An assisted living home in Michigan is required to give a resident 30 days notice before discharge or eviction. Unlike other states, Michigan regulations do not require the home to help find your loved one a new residence. A person may be asked to leave assisted living, including memory care, for these reasons:
– Medical condition that cannot be treated at the residence
– Represents a danger to self and others
– Destruction of property
Unfair evictions is a major problem in assisted living. For information on what steps to take if you receive a notice of eviction from assisted living, click here.
Formerly referred to as the Home and Community Based Services for the Elderly and Disabled program (HCBS/ED), this waiver available through Medicaid is for seniors and disabled people who require nursing-home-level care but want to stay at home or in assisted living. It can also help transition from a nursing home into memory care. Participants must meet Michigan Medicaid eligibility guidelines, including monthly income of less than $2,382 in 2021.
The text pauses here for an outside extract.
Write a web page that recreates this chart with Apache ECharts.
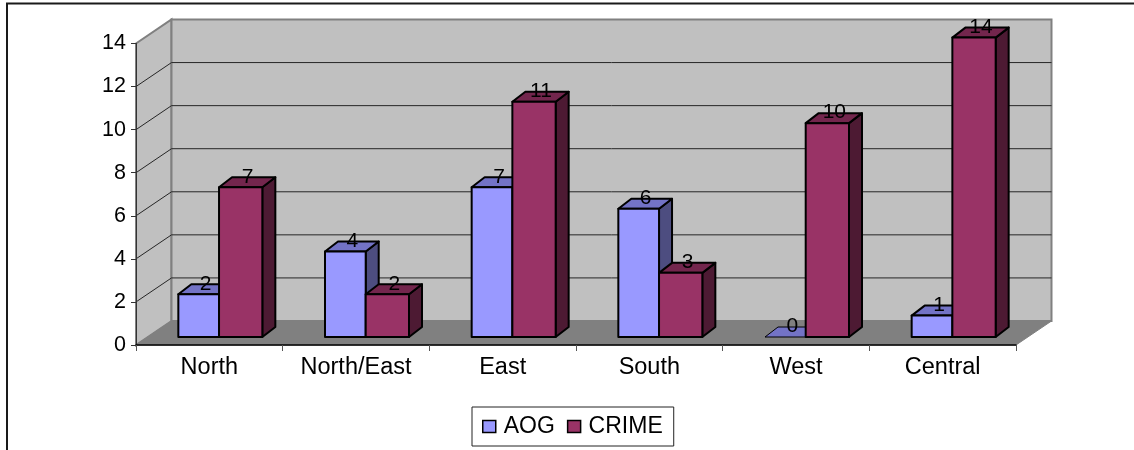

Services for people accepted into the program are determined on a case-by-case basis, but can include personal care within an assisted living residence. It is important that eligible people with Alzheimer’s or related dementia apply for MI Choice as soon as possible, because there’s a waiting list and the process could take between six months and a year. The Michigan Department of Community Health’s Medical Services Administration runs the program. To find the office in your area with information including how to apply, click here.
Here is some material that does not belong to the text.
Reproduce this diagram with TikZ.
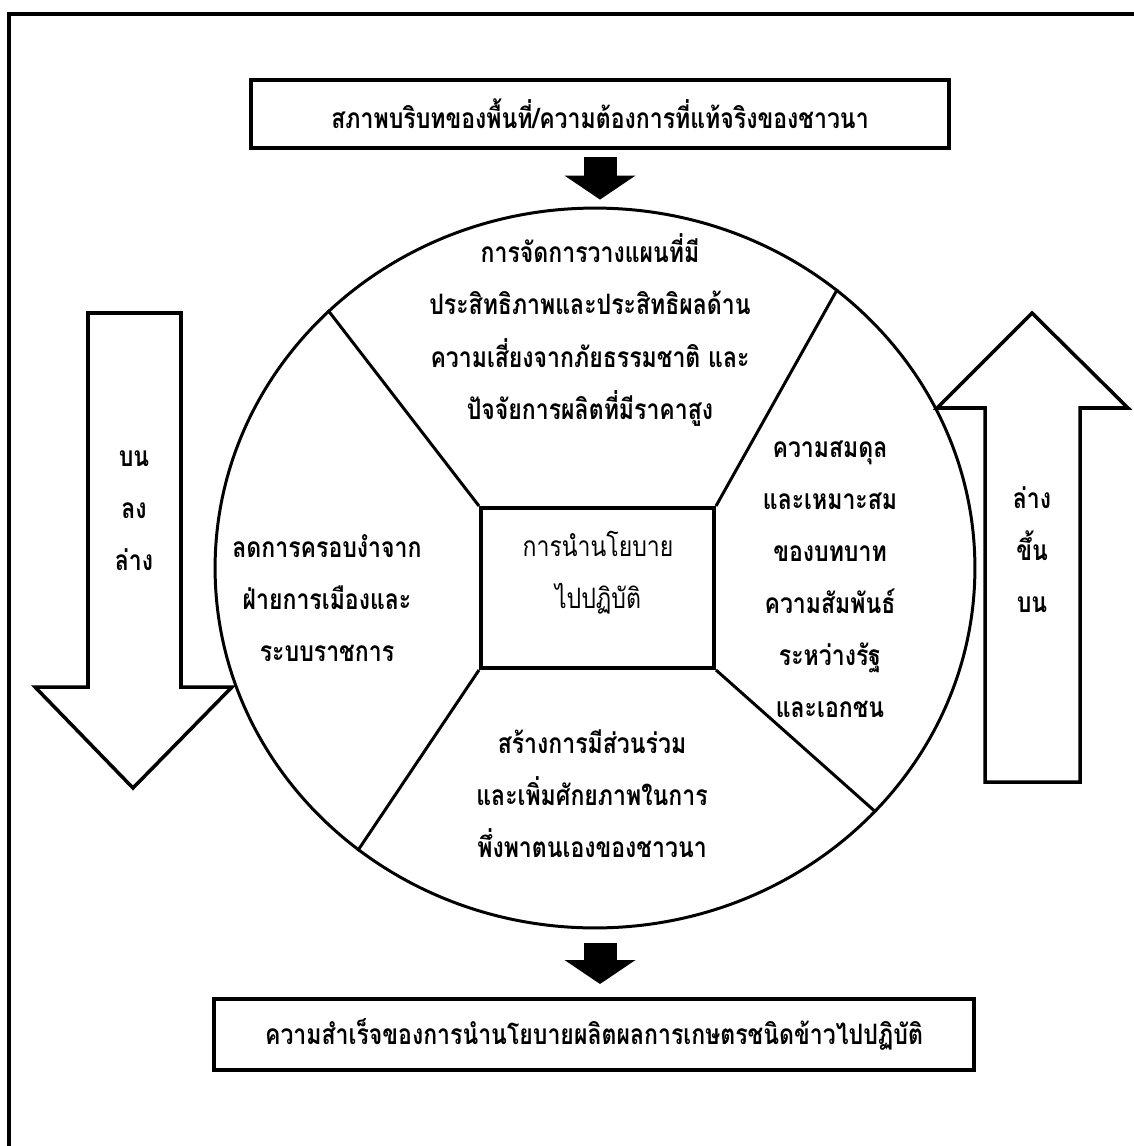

Veterans are statistically more likely to develop dementia. Relevant in all states including Michigan is the VA’s Aid & Attendance pension program for veterans and surviving spouses, which is an amount of money added to veterans’ and survivors’ basic pension. Applicants must be at least 65 years old (or disabled) and require assistance with activities of daily living (ADLs) like eating, bathing, and mobility. The cash assistance from these pensions can be used as the recipient wishes, meaning it can go toward the cost of memory care. In addition, the cost of residential care can be deducted from one’s income, effectively reducing the amount of calculable income used to determine the benefit amount. The latest (2021) maximum amount a veteran can receive through A&A is $27,540 per year, and surviving spouses can receive as much as $14,928. Learn more here.
There are also two veterans’ homes in Michigan, which are residential care facilities that provide long-term care for veterans. They are the Grand Rapids Home for Veterans and the D.J. Jacobetti Home for Veterans (in the Upper Peninsula). In addition to nursing home care, assisted living and memory care are provided. There are 70 beds in the Grand Rapids VA memory care unit and 26 beds in the D.J. Jacobetti memory care unit. Payment is made directly from the VA to the facility. State veterans’ homes are typically reserved for veterans whose need for care stems at least 70 percent from their military service. Because there is often a waiting list, contact a home before visiting to see if your loved one is eligible to live there. Contacts and applications are available at this link.
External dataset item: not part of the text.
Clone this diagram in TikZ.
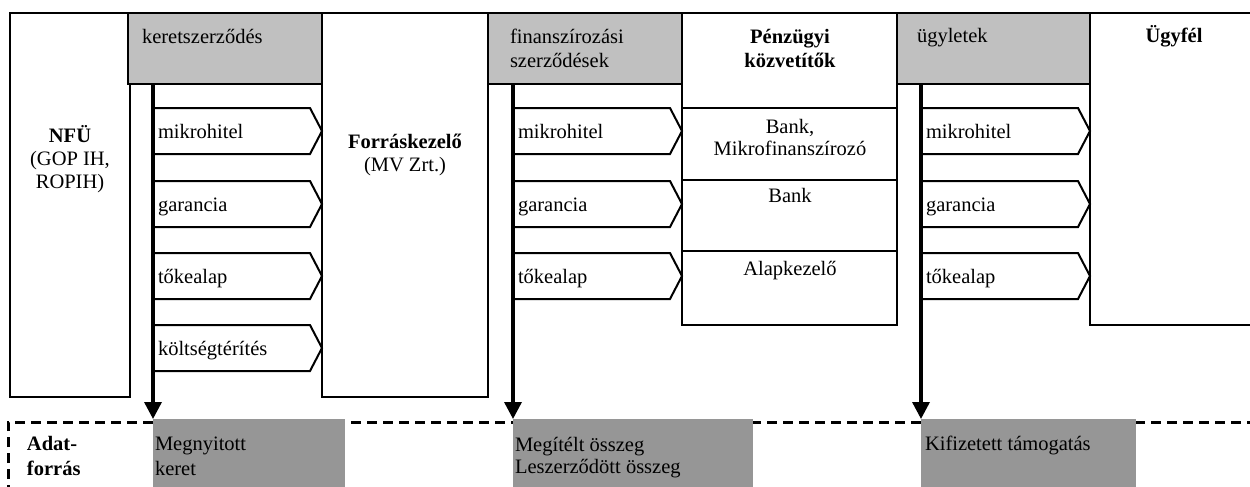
\documentclass[tikz,border=0pt]{standalone}
\usepackage{fontspec}
\setmainfont{Liberation Serif}
\usetikzlibrary{arrows.meta}
\definecolor{headgray}{RGB}{192,192,192}
\definecolor{sourcegray}{RGB}{150,150,150}
\begin{document}
\begin{tikzpicture}[x=1pt,y=-1pt,
  every node/.style={inner sep=0pt, outer sep=0pt, font=\fontsize{20.5}{23.5}\selectfont},
  frame/.style={draw=black, line width=2pt},
  colbox/.style={frame, fill=white, anchor=north west},
  headbox/.style={frame, fill=headgray, anchor=north west, minimum height=71pt},
  srcbox/.style={fill=sourcegray, anchor=north west, minimum height=72pt},
  flow/.style={line width=3.4pt, -{Triangle[width=17pt,length=17pt]}},
  sourceframe/.style={line width=3pt, dash pattern=on 10pt off 6pt},
  lbl/.style={anchor=base west},
  tab/.pic={
    \draw[frame, fill=white, line join=miter] (0,-23) -- (157,-23) -- (169,0) -- (157,23) -- (0,23);
    \node[lbl] (-label) at (5,7) {#1};
  }]
\useasboundingbox (0,0) rectangle (1250,487);

% actor columns
\node[colbox, minimum width=120pt, minimum height=384pt] (nfu) at (10,13) {};
\node[colbox, minimum width=166pt, minimum height=384pt] (fk) at (322,13) {};
\node[colbox, minimum width=215pt, minimum height=95pt] (pk) at (682,13) {};
\node[colbox, minimum width=215pt, minimum height=72pt] (pk1) at (682,108) {};
\node[colbox, minimum width=215pt, minimum height=71pt] (pk2) at (682,180) {};
\node[colbox, minimum width=215pt, minimum height=74pt] (pk3) at (682,251) {};
\node[colbox, minimum width=175pt, minimum height=312pt] (ugy) at (1090,13) {};

% contract headers
\node[headbox, minimum width=194pt] (h1) at (128,13) {};
\node[headbox, minimum width=194pt] (h2) at (488,13) {};
\node[headbox, minimum width=193pt] (h3) at (897,13) {};

% product tabs
\pic (a1) at (153,131) {tab=mikrohitel};
\pic (a2) at (153,204) {tab=garancia};
\pic (a3) at (153,276) {tab=tőkealap};
\pic (a4) at (153,348) {tab=költségtérítés};
\pic (b1) at (513,131) {tab=mikrohitel};
\pic (b2) at (513,204) {tab=garancia};
\pic (b3) at (513,276) {tab=tőkealap};
\pic (c1) at (921,131) {tab=mikrohitel};
\pic (c2) at (921,204) {tab=garancia};
\pic (c3) at (921,276) {tab=tőkealap};

% data source band
\draw[sourceframe] (8,495) -- (8,422) -- (1256,422);
\node[srcbox, minimum width=192pt] (s1) at (153,419) {};
\node[srcbox, minimum width=240pt] (s2) at (513,419) {};
\node[srcbox, minimum width=215pt] (s3) at (921,419) {};

% flows down to the data sources
\draw[flow] (h1.south west -| s1.north west) -- (s1.north west);
\draw[flow] (h2.south west -| s2.north west) -- (s2.north west);
\draw[flow] (h3.south west -| s3.north west) -- (s3.north west);

% texts (multi-line nodes sit on the baseline of their last line)
\node[lbl] (th1) at (142,44) {keretszerződés};
\node[lbl, align=left, font=\fontsize{20.5}{24}\selectfont] (th2) at (510,67) {finanszírozási\\szerződések};
\node[lbl] (th3) at (917,43) {ügyletek};
\node[anchor=base, align=center, font=\fontsize{20.5}{23}\selectfont] (tnfu) at (70,188) {{\bfseries NFÜ}\\(GOP IH,\\ROPIH)};
\node[anchor=base, align=center, font=\fontsize{20.5}{23}\selectfont] (tfk) at (405,171) {{\bfseries Forráskezelő}\\(MV Zrt.)};
\node[anchor=base, align=center, font=\fontsize{20.5}{24}\selectfont\bfseries] (tpk) at (790,67) {Pénzügyi\\közvetítők};
\node[anchor=base, align=center, font=\fontsize{20.5}{22}\selectfont] (tpk1) at (790,155) {Bank,\\Mikrofinanszírozó};
\node[anchor=base] (tpk2) at (790,202) {Bank};
\node[anchor=base] (tpk3) at (790,275) {Alapkezelő};
\node[anchor=base, font=\fontsize{20.5}{23.5}\selectfont\bfseries] (tugy) at (1174,43) {Ügyfél};
\node[lbl, align=left, font=\fontsize{20.5}{25}\selectfont\bfseries] (tad) at (27,475) {Adat-\\forrás};
\node[lbl, align=left, font=\fontsize{20.5}{25}\selectfont] (ts1) at (155,475) {Megnyitott\\keret};
\node[lbl, align=left, font=\fontsize{20.5}{22}\selectfont] (ts2) at (515,473) {Megítélt összeg\\Leszerződött összeg};
\node[lbl] (ts3) at (925,450) {Kifizetett támogatás};
\end{tikzpicture}
\end{document}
Other ways to help pay for memory care include tax credits and deductions like the Credit for the Elderly and the Disabled, or the Child and Dependent Care Credit (if you can claim your elderly loved one as a dependent). Remember also that medical and dental expenses can be deducted, and that may include some assisted living costs.
A reverse mortgage may be a good option for a married person moving into memory care, if their spouse continues to live in the home. Should their spouse move from their home, the reverse mortgage would become due.
Elder care loans are for families to cover initial costs of moving into memory care, if you need a little help at first but can afford costs after the initial payments. For example, if one is waiting for a VA pension to be approved or waiting to sell a home.